> [Exercise requirements]:
Copy the lines holding the word "this", all of them.

> [Listed entries]:
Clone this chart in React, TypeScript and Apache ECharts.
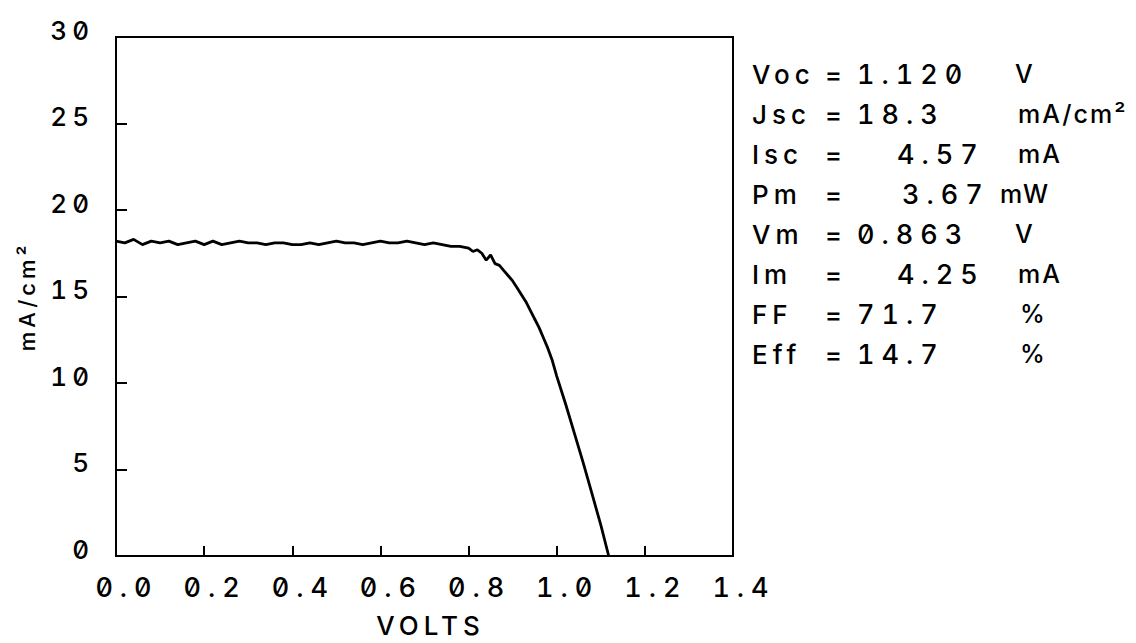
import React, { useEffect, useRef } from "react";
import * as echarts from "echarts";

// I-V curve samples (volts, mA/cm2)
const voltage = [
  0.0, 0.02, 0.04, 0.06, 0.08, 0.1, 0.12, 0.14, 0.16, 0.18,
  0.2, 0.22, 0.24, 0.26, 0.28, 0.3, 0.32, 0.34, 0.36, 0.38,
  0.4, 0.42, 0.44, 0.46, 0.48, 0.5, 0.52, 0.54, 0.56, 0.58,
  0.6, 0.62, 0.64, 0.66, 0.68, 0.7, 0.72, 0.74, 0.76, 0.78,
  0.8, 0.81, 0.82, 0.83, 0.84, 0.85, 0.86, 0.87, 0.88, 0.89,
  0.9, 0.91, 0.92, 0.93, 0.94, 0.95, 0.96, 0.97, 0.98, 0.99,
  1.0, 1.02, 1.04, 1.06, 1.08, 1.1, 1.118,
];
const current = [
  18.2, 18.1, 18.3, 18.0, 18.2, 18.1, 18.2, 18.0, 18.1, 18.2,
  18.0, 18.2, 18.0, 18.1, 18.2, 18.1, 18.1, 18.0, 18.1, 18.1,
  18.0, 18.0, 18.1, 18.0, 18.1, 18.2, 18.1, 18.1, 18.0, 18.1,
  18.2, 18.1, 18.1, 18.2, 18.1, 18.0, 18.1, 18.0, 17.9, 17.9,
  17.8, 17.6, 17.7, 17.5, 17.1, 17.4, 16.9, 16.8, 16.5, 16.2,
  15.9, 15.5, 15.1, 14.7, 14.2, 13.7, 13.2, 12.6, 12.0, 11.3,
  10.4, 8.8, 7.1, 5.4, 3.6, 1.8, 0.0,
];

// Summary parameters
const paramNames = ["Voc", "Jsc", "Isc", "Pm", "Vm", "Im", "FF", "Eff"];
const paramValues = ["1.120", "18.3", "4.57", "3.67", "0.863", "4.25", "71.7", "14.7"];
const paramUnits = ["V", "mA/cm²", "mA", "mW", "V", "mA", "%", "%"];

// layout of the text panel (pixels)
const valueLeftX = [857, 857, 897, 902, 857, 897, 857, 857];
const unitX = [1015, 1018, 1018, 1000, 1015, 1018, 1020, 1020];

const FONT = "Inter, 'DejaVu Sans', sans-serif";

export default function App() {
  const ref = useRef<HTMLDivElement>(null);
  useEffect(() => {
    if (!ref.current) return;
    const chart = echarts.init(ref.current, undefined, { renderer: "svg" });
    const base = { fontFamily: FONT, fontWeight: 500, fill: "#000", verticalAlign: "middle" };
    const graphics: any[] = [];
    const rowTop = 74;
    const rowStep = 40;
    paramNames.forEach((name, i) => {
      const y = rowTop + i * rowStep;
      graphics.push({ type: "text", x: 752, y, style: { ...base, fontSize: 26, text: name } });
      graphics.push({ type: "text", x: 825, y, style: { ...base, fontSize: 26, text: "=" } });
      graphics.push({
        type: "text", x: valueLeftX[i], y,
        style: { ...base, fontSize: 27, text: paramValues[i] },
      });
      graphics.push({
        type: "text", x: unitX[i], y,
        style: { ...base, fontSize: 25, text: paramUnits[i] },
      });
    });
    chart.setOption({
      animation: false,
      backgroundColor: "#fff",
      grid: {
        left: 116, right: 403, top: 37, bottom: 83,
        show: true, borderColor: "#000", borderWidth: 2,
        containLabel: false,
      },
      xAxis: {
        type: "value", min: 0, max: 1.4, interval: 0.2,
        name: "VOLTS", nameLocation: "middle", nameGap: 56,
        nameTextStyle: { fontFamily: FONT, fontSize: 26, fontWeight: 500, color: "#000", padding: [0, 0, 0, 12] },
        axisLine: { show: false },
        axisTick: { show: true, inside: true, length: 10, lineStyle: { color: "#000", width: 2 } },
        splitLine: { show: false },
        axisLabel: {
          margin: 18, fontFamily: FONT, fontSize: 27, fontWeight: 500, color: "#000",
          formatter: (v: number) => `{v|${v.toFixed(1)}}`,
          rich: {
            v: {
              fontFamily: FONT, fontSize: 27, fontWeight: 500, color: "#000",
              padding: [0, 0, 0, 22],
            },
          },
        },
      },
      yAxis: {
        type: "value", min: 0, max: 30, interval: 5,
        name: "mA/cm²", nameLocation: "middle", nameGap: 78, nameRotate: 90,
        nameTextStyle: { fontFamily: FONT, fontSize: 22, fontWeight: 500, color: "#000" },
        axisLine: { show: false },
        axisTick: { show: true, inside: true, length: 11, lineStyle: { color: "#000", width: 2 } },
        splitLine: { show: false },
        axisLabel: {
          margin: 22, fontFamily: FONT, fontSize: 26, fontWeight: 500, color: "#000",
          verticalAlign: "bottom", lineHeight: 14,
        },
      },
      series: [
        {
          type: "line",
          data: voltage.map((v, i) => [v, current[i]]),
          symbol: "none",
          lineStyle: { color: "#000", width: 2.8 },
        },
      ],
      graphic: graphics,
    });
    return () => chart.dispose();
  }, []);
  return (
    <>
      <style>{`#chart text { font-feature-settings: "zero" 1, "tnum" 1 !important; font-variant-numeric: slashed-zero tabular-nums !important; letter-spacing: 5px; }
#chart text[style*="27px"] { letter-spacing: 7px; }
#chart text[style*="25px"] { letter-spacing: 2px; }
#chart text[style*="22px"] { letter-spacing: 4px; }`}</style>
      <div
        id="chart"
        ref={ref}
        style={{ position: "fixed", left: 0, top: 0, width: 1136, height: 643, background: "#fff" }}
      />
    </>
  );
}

---

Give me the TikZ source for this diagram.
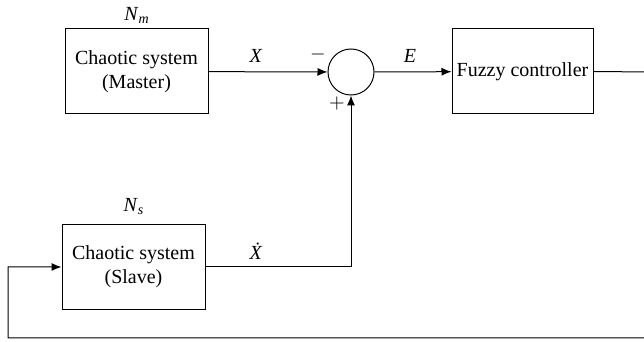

> [Problem solution]:
Clone this chart in React, TypeScript and Apache ECharts.
Give me the TikZ source for this diagram.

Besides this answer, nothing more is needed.